▶ [TASK TO COMPLETE] Do not include the pictures; repeat the rest of the data exactly.

▶ [DATASET EXTRACT]
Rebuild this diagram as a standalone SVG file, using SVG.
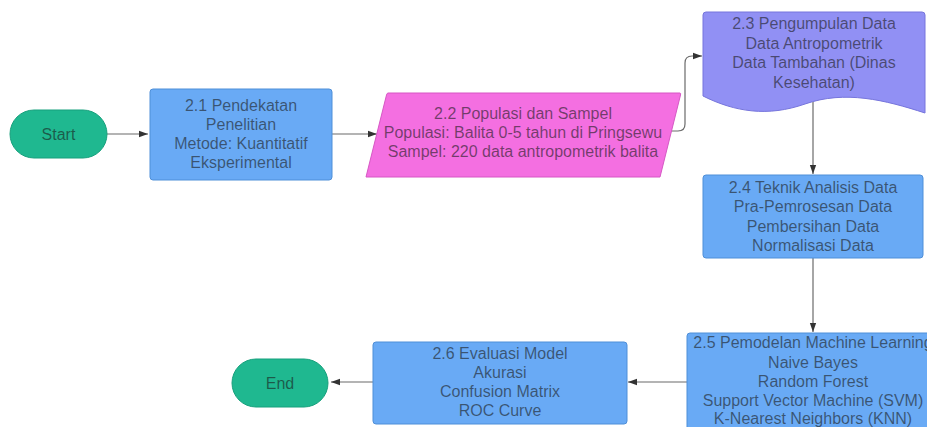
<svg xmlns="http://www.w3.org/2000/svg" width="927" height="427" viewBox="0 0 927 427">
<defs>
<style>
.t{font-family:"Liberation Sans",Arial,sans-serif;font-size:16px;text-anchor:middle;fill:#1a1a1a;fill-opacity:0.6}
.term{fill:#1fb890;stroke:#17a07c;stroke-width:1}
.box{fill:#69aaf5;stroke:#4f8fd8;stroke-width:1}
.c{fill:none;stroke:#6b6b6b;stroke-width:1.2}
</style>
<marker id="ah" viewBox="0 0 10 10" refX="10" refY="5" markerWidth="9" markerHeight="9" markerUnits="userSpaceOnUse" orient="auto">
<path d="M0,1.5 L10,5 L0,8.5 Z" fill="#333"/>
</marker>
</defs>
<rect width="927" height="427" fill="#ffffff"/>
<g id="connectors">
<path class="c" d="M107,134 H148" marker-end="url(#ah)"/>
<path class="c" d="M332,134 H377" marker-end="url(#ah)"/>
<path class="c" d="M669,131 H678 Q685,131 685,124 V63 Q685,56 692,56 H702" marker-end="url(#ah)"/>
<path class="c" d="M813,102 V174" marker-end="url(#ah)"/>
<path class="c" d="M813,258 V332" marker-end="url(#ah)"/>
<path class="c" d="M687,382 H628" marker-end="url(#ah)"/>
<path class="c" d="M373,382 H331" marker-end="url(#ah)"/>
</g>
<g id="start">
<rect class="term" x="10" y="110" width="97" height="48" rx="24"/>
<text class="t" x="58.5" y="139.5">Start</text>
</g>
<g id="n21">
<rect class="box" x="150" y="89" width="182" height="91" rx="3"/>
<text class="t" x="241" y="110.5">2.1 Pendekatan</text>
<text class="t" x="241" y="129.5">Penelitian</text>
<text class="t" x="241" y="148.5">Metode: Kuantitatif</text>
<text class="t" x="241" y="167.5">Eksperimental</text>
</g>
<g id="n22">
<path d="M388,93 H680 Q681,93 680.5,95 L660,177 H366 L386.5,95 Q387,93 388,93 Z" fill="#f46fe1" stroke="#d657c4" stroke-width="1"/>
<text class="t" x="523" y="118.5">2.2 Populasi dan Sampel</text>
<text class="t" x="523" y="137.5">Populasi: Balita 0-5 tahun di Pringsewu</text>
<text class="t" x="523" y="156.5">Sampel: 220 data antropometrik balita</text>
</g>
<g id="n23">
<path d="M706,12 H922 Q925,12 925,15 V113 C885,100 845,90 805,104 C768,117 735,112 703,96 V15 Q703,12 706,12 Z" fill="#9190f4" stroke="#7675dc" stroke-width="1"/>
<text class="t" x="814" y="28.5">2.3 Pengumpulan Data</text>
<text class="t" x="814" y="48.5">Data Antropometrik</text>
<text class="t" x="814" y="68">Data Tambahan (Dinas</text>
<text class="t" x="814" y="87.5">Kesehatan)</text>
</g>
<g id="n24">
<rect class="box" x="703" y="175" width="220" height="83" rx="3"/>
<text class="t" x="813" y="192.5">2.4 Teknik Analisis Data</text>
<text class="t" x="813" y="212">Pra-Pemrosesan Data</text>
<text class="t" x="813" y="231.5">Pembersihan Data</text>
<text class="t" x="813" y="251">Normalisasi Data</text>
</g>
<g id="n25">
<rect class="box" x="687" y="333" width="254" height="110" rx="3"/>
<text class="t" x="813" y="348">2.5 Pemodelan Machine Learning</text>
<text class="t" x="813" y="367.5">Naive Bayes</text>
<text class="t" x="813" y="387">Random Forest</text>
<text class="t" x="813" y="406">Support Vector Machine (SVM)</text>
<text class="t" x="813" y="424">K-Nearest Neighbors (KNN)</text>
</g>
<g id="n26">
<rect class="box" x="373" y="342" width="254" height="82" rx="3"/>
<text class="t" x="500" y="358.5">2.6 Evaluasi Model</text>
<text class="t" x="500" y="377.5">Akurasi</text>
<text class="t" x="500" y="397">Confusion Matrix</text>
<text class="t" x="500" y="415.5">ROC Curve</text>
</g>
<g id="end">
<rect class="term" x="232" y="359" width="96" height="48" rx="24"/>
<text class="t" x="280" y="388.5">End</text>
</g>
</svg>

▶ [REPLY TO THE TASK]
Rebuild this diagram as a standalone SVG file, using SVG.
<svg xmlns="http://www.w3.org/2000/svg" width="927" height="427" viewBox="0 0 927 427">
<defs>
<style>
.t{font-family:"Liberation Sans",Arial,sans-serif;font-size:16px;text-anchor:middle;fill:#1a1a1a;fill-opacity:0.6}
.term{fill:#1fb890;stroke:#17a07c;stroke-width:1}
.box{fill:#69aaf5;stroke:#4f8fd8;stroke-width:1}
.c{fill:none;stroke:#6b6b6b;stroke-width:1.2}
</style>
<marker id="ah" viewBox="0 0 10 10" refX="10" refY="5" markerWidth="9" markerHeight="9" markerUnits="userSpaceOnUse" orient="auto">
<path d="M0,1.5 L10,5 L0,8.5 Z" fill="#333"/>
</marker>
</defs>
<rect width="927" height="427" fill="#ffffff"/>
<g id="connectors">
<path class="c" d="M107,134 H148" marker-end="url(#ah)"/>
<path class="c" d="M332,134 H377" marker-end="url(#ah)"/>
<path class="c" d="M669,131 H678 Q685,131 685,124 V63 Q685,56 692,56 H702" marker-end="url(#ah)"/>
<path class="c" d="M813,102 V174" marker-end="url(#ah)"/>
<path class="c" d="M813,258 V332" marker-end="url(#ah)"/>
<path class="c" d="M687,382 H628" marker-end="url(#ah)"/>
<path class="c" d="M373,382 H331" marker-end="url(#ah)"/>
</g>
<g id="start">
<rect class="term" x="10" y="110" width="97" height="48" rx="24"/>
<text class="t" x="58.5" y="139.5">Start</text>
</g>
<g id="n21">
<rect class="box" x="150" y="89" width="182" height="91" rx="3"/>
<text class="t" x="241" y="110.5">2.1 Pendekatan</text>
<text class="t" x="241" y="129.5">Penelitian</text>
<text class="t" x="241" y="148.5">Metode: Kuantitatif</text>
<text class="t" x="241" y="167.5">Eksperimental</text>
</g>
<g id="n22">
<path d="M388,93 H680 Q681,93 680.5,95 L660,177 H366 L386.5,95 Q387,93 388,93 Z" fill="#f46fe1" stroke="#d657c4" stroke-width="1"/>
<text class="t" x="523" y="118.5">2.2 Populasi dan Sampel</text>
<text class="t" x="523" y="137.5">Populasi: Balita 0-5 tahun di Pringsewu</text>
<text class="t" x="523" y="156.5">Sampel: 220 data antropometrik balita</text>
</g>
<g id="n23">
<path d="M706,12 H922 Q925,12 925,15 V113 C885,100 845,90 805,104 C768,117 735,112 703,96 V15 Q703,12 706,12 Z" fill="#9190f4" stroke="#7675dc" stroke-width="1"/>
<text class="t" x="814" y="28.5">2.3 Pengumpulan Data</text>
<text class="t" x="814" y="48.5">Data Antropometrik</text>
<text class="t" x="814" y="68">Data Tambahan (Dinas</text>
<text class="t" x="814" y="87.5">Kesehatan)</text>
</g>
<g id="n24">
<rect class="box" x="703" y="175" width="220" height="83" rx="3"/>
<text class="t" x="813" y="192.5">2.4 Teknik Analisis Data</text>
<text class="t" x="813" y="212">Pra-Pemrosesan Data</text>
<text class="t" x="813" y="231.5">Pembersihan Data</text>
<text class="t" x="813" y="251">Normalisasi Data</text>
</g>
<g id="n25">
<rect class="box" x="687" y="333" width="254" height="110" rx="3"/>
<text class="t" x="813" y="348">2.5 Pemodelan Machine Learning</text>
<text class="t" x="813" y="367.5">Naive Bayes</text>
<text class="t" x="813" y="387">Random Forest</text>
<text class="t" x="813" y="406">Support Vector Machine (SVM)</text>
<text class="t" x="813" y="424">K-Nearest Neighbors (KNN)</text>
</g>
<g id="n26">
<rect class="box" x="373" y="342" width="254" height="82" rx="3"/>
<text class="t" x="500" y="358.5">2.6 Evaluasi Model</text>
<text class="t" x="500" y="377.5">Akurasi</text>
<text class="t" x="500" y="397">Confusion Matrix</text>
<text class="t" x="500" y="415.5">ROC Curve</text>
</g>
<g id="end">
<rect class="term" x="232" y="359" width="96" height="48" rx="24"/>
<text class="t" x="280" y="388.5">End</text>
</g>
</svg>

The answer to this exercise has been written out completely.